Si ces discours sont promus en ligne, ils peuvent avoir des conséquences concrètes, note Sebastian Dieguez. L'expert cite l'enlèvement, en 2021, de Mia, une fillette de huit ans dont la mère adhérait à la branche lorraine de "One Nation", par un homme qui appelait "au renversement du gouvernement".
Des groupes spécialisés sur Facebook
Aujourd'hui, ce mouvement est actif en ligne, notamment sur Facebook, où coexistent des dizaines de groupes spécialisés comptant jusqu'à plus de 11.000 membres. S'y côtoient des activistes mais aussi des curieux ou opportunistes, cherchant par exemple un moyen de s'affranchir du règlement de certaines factures ou dettes.

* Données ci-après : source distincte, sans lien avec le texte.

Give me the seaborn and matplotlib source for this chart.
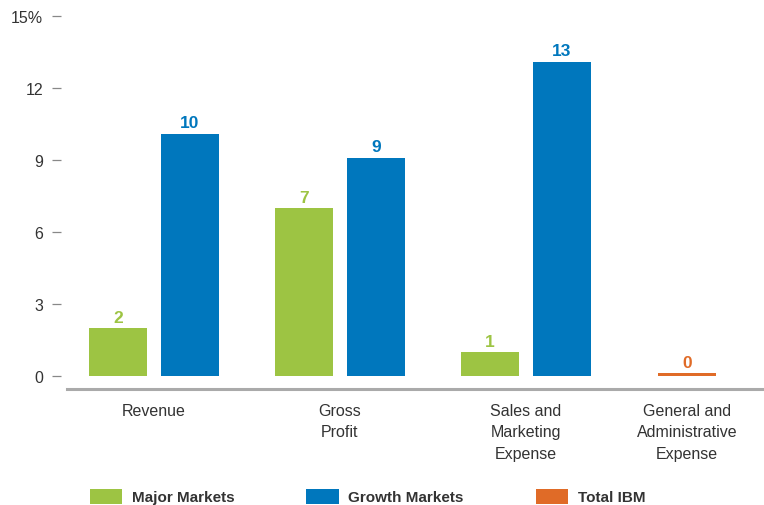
import matplotlib
matplotlib.use("Agg")
import matplotlib.pyplot as plt
from matplotlib.patches import Patch
import seaborn as sns
import pandas as pd

# ---- data ----
categories = ["Revenue", "Gross\nProfit", "Sales and\nMarketing\nExpense",
              "General and\nAdministrative\nExpense"]
series = ["Major Markets", "Growth Markets", "Total IBM"]
major_markets = [2.0, 7.0, 1.0, None]
growth_markets = [10.1, 9.1, 13.1, None]
total_ibm = [None, None, None, 0.12]
y_ticks = [0, 3, 6, 9, 12, 15]
y_tick_labels = ["0", "3", "6", "9", "12", "15%"]

colors = {"Major Markets": "#9DC443", "Growth Markets": "#0077BD", "Total IBM": "#E06B27"}

# ---- layout (group centres and in-group offsets, in bar-step units) ----
group_centers = [0.0, 186 / 72, 372 / 72, 533 / 72]
offsets = {"Major Markets": -0.5, "Growth Markets": 0.5, "Total IBM": 0.0}

rows = []
for s, vals in zip(series, [major_markets, growth_markets, total_ibm]):
    for c, gc, v in zip(categories, group_centers, vals):
        if v is not None:
            rows.append({"category": c, "series": s, "value": v, "pos": gc + offsets[s]})
df = pd.DataFrame(rows)

sns.set_theme(style="white")
plt.rcParams["font.family"] = ["Liberation Sans", "DejaVu Sans"]

fig = plt.figure(figsize=(7.64, 5.06), dpi=100)
W, H = 764, 506
ax = fig.add_axes([67 / W, 1 - 390 / H, (764 - 67) / W, 380 / H])

sns.barplot(data=df, x="pos", y="value", hue="series", hue_order=series,
            palette=colors, native_scale=True, width=58 / 72, errorbar=None,
            legend=False, ax=ax, saturation=1, linewidth=0, edgecolor="none")

for cont, s in zip(ax.containers, series):
    vals = [b.get_height() for b in cont]
    ax.bar_label(cont, labels=[f"{round(v)}" for v in vals], padding=2.5,
                 color=colors[s], fontsize=12.5, fontweight="bold")

ax.set_xlim((67 - 154) / 72, (764 - 154) / 72)
ax.set_ylim(-13 / 24, 15 + 7 / 24)
ax.set_yticks(y_ticks)
ax.set_yticklabels(y_tick_labels)
ax.set_xticks(group_centers)
ax.set_xticklabels(categories, linespacing=1.55)
ax.set_xlabel("")
ax.set_ylabel("")

for side in ["top", "right", "left"]:
    ax.spines[side].set_visible(False)
ax.spines["left"].set_position(("outward", 4.3))
ax.spines["bottom"].set_color("#AAAAAA")
ax.spines["bottom"].set_linewidth(2.2)

ax.tick_params(axis="y", left=True, length=6.5, width=0.9, color="#888888",
               pad=6.5, labelsize=11.5, labelcolor="#333333")
ax.tick_params(axis="x", bottom=False, length=0, pad=10, labelsize=11.5,
               labelcolor="#333333")
ax.grid(False)

handles = [Patch(facecolor=colors[s], edgecolor="none", label=s) for s in series]
leg = fig.legend(handles=handles, loc="center left", bbox_to_anchor=(90 / W, 1 - 497.5 / H),
                 ncol=3, frameon=False, borderpad=0, borderaxespad=0,
                 handlelength=2.1, handleheight=1.2, handletextpad=0.65,
                 columnspacing=4.7, prop={"size": 11, "weight": "bold"})
for t in leg.get_texts():
    t.set_color("#333333")

fig.savefig("out.png", dpi=100)
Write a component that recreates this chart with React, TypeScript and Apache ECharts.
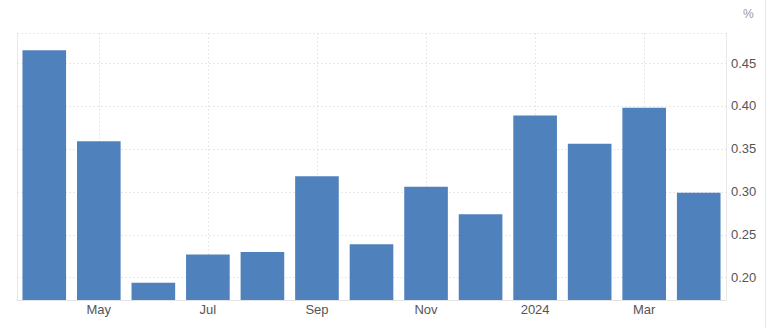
import React, { useEffect, useRef } from 'react';
import * as echarts from 'echarts';

const categories = [
  'Apr 2023', 'May 2023', 'Jun 2023', 'Jul 2023', 'Aug 2023', 'Sep 2023', 'Oct 2023',
  'Nov 2023', 'Dec 2023', 'Jan 2024', 'Feb 2024', 'Mar 2024', 'Apr 2024',
];
const tickLabels = ['', 'May', '', 'Jul', '', 'Sep', '', 'Nov', '', '2024', '', 'Mar', ''];
const values = [0.465, 0.359, 0.194, 0.227, 0.23, 0.318, 0.239, 0.306, 0.274, 0.389, 0.356, 0.398, 0.299];
const yTicks = [0.2, 0.25, 0.3, 0.35, 0.4, 0.45];
const unitLabel = '%';

export default function App() {
  const ref = useRef<HTMLDivElement>(null);
  useEffect(() => {
    if (!ref.current) return;
    const chart = echarts.init(ref.current, undefined, { renderer: 'svg' });
    const font = 'Arial, "Liberation Sans", sans-serif';
    chart.setOption({
      animation: false,
      backgroundColor: '#ffffff',
      grid: { left: 17, right: 42, top: 33, bottom: 28, containLabel: false },
      xAxis: {
        type: 'category',
        data: categories,
        boundaryGap: true,
        axisLine: { show: true, lineStyle: { color: '#e3e3e3', width: 1 } },
        axisTick: { show: false },
        axisLabel: {
          interval: 0,
          color: '#555555',
          fontSize: 13,
          fontFamily: font,
          margin: 3,
          formatter: (_v: string, i: number) => tickLabels[i],
        },
        splitLine: {
          show: true,
          alignWithLabel: true,
          interval: (i: number) => tickLabels[i] !== '',
          lineStyle: { color: '#e8e8e8', type: [2, 2], width: 1 },
        },
      },
      yAxis: [
        {
          type: 'value',
          position: 'right',
          min: 0.174,
          max: 0.485,
          splitNumber: 6,
          axisLine: { show: true, lineStyle: { color: '#e8e8e8', width: 1 } },
          axisTick: { show: false },
          axisLabel: {
            color: '#555555',
            fontSize: 13,
            fontFamily: font,
            margin: 5,
            formatter: (v: number) =>
              yTicks.some((t) => Math.abs(t - v) < 1e-6) ? v.toFixed(2) : '',
          },
          splitLine: { show: true, lineStyle: { color: '#e8e8e8', type: [2, 2], width: 1 } },
          name: unitLabel,
          nameLocation: 'end',
          nameGap: 13,
          nameTextStyle: { color: '#999999', fontSize: 12, fontFamily: font, align: 'left', padding: [0, 0, 0, 17] },
        },
        {
          type: 'value',
          position: 'left',
          min: 0.174,
          max: 0.485,
          axisLine: { show: true, lineStyle: { color: '#e8e8e8', width: 1 } },
          axisTick: { show: false },
          axisLabel: { show: false },
          splitLine: { show: false },
        },
      ],
      series: [
        {
          type: 'bar',
          data: values,
          yAxisIndex: 0,
          barCategoryGap: '20%',
          itemStyle: { color: '#4f81bd' },
        },
      ],
      graphic: [
        {
          type: 'line',
          shape: { x1: 765.5, y1: 0, x2: 765.5, y2: 328 },
          style: { stroke: '#e6e6e6', lineWidth: 1 },
        },
      ],
    });
    return () => chart.dispose();
  }, []);
  return (
    <div
      ref={ref}
      style={{ position: 'fixed', left: 0, top: 0, width: 768, height: 328 }}
    />
  );
}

Depuis le mois de mars, plusieurs adeptes rassemblés en un syndicat ont lancé une opération visant, selon eux, à déposer des plaintes dans chacun des tribunaux français. Dans leur viseur : responsables politiques et autres figures d'autorité comme les huissiers de justice, attaqués notamment pour "faux et escroquerie".
Contacté par l'AFP, le syndicat à l'origine des procédures a refusé de transmettre les récépissés attestant du dépôt de ces plaintes et n'a pas souhaité détailler son nombre d'adhérents.

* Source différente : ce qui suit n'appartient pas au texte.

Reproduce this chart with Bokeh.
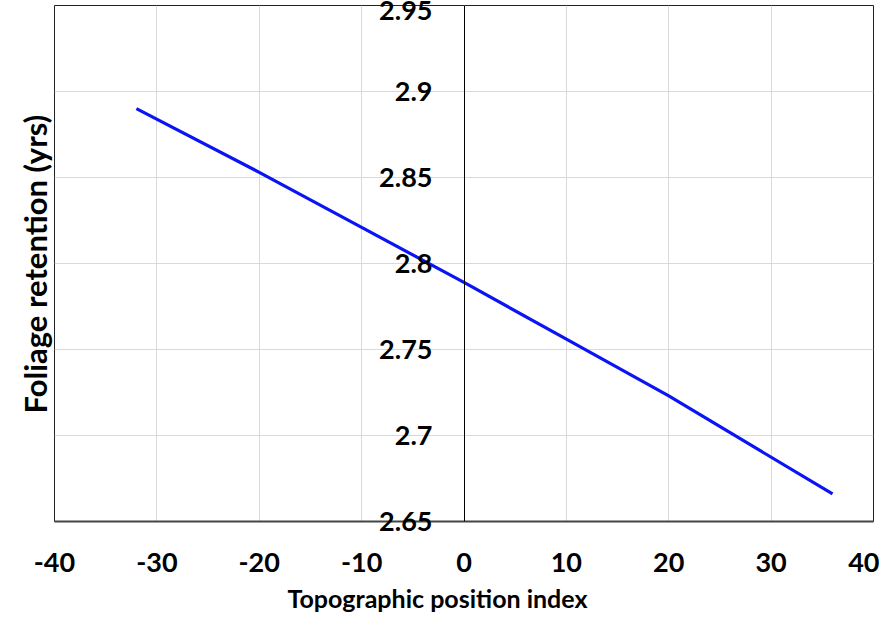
from bokeh.plotting import figure
from bokeh.models import Range1d, FixedTicker, Title, LinearAxis
from bokeh.embed import file_html
from bokeh.resources import INLINE

# Data
tpi = [-32, -20, -10, 0, 10, 20, 36]
retention = [2.890, 2.853, 2.821, 2.789, 2.756, 2.723, 2.666]

x_ticks = [-40, -30, -20, -10, 0, 10, 20, 30, 40]
x_tick_labels = ["-40", "-30", "-20", "-10", "0", "10", "20", "30", "40"]
y_ticks = [2.65, 2.7, 2.75, 2.8, 2.85, 2.9, 2.95]
y_tick_labels = ["2.65", "2.7", "2.75", "2.8", "2.85", "2.9", "2.95"]

x_title = "Topographic position index"
y_title = "Foliage retention (yrs)"

FONT = "Lato"
TICK_FS = "27px"
XT_FS = "25px"
YT_FS = "31px"

p = figure(width=879, height=626, output_backend="svg", toolbar_location=None,
           x_range=Range1d(-40, 40), y_range=Range1d(2.65, 2.95),
           min_border_left=54, min_border_right=6, min_border_top=5,
           min_border_bottom=105)

p.background_fill_color = "white"
p.border_fill_color = "white"
p.outline_line_color = "#222222"
p.outline_line_width = 1

# x axis
xa = p.xaxis[0]
xa.ticker = FixedTicker(ticks=x_ticks)
xa.major_label_overrides = dict(zip(x_ticks, x_tick_labels))
xa.axis_line_color = "#444444"
xa.axis_line_width = 2
xa.major_tick_in = 0
xa.major_tick_out = 0
xa.minor_tick_line_color = None
xa.major_label_standoff = 31
xa.major_label_text_font = FONT
xa.major_label_text_font_style = "bold"
xa.major_label_text_font_size = TICK_FS
xa.major_label_text_color = "black"

# x title below the tick labels
p.add_layout(Title(text=x_title, align="left", offset=233, text_font=FONT,
                   text_font_style="bold", text_font_size=XT_FS,
                   text_color="black", standoff=12), "below")

# vertical axis line crossing at x = 0
ya = p.yaxis[0]
ya.fixed_location = 0
ya.ticker = FixedTicker(ticks=y_ticks)
ya.axis_line_color = "black"
ya.axis_line_width = 1
ya.major_tick_in = 0
ya.major_tick_out = 0
ya.minor_tick_line_color = None
ya.major_label_text_color = None

# grids
p.xgrid.ticker = FixedTicker(ticks=x_ticks)
p.ygrid.ticker = FixedTicker(ticks=y_ticks)
p.xgrid.grid_line_color = "#d9d9d9"
p.ygrid.grid_line_color = "#d9d9d9"
p.xgrid.grid_line_width = 1
p.ygrid.grid_line_width = 1

# y title on the left (next to the frame)
p.add_layout(Title(text=y_title, align="left", offset=108, text_font=FONT,
                   text_font_style="bold", text_font_size=YT_FS,
                   text_color="black", standoff=2), "left")

# y tick labels next to the x = 0 line (side-panel axis so labels are not clipped)
yl = LinearAxis(ticker=FixedTicker(ticks=y_ticks),
                major_label_overrides=dict(zip(y_ticks, y_tick_labels)),
                axis_line_color=None, major_tick_in=0, major_tick_out=0,
                minor_tick_line_color=None, major_label_standoff=-420,
                major_label_text_font=FONT, major_label_text_font_style="bold",
                major_label_text_font_size=TICK_FS, major_label_text_color="black")
p.add_layout(yl, "left")

p.line(tpi, retention, line_color="#0a14f5", line_width=3.2)

open("out.html", "w").write(file_html(p, INLINE))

Cette campagne vise à utiliser "les limites de la justice pour l'entraver", selon M. Dieguez, qui relève que l'opération fait l'objet d'une intense communication en ligne.
Filmer ses altercations avec les forces de sécurité pour se poser en lanceur d'alerte
Autre stratégie utilisée par certains membres pour faire connaître les "citoyens souverains": filmer et diffuser leurs altercations avec des figures d'autorité, à l'instar du couple d'adeptes contrôlé dans le Nord. Une stratégie pour se placer en lanceurs d'alertes victimes d'une injustice, et faire du prosélytisme, estiment les experts.
Ils observent une banalisation et une instrumentalisation politique de ces discours de remise en cause de la légitimité des institutions démocratiques, tout en relevant que les sanctions sont rares voire inexistantes. "Depuis Trump, on sait qu'on peut même gagner une élection en jouant sur ce genre d'argumentaire", regrette Rudy Reichstadt.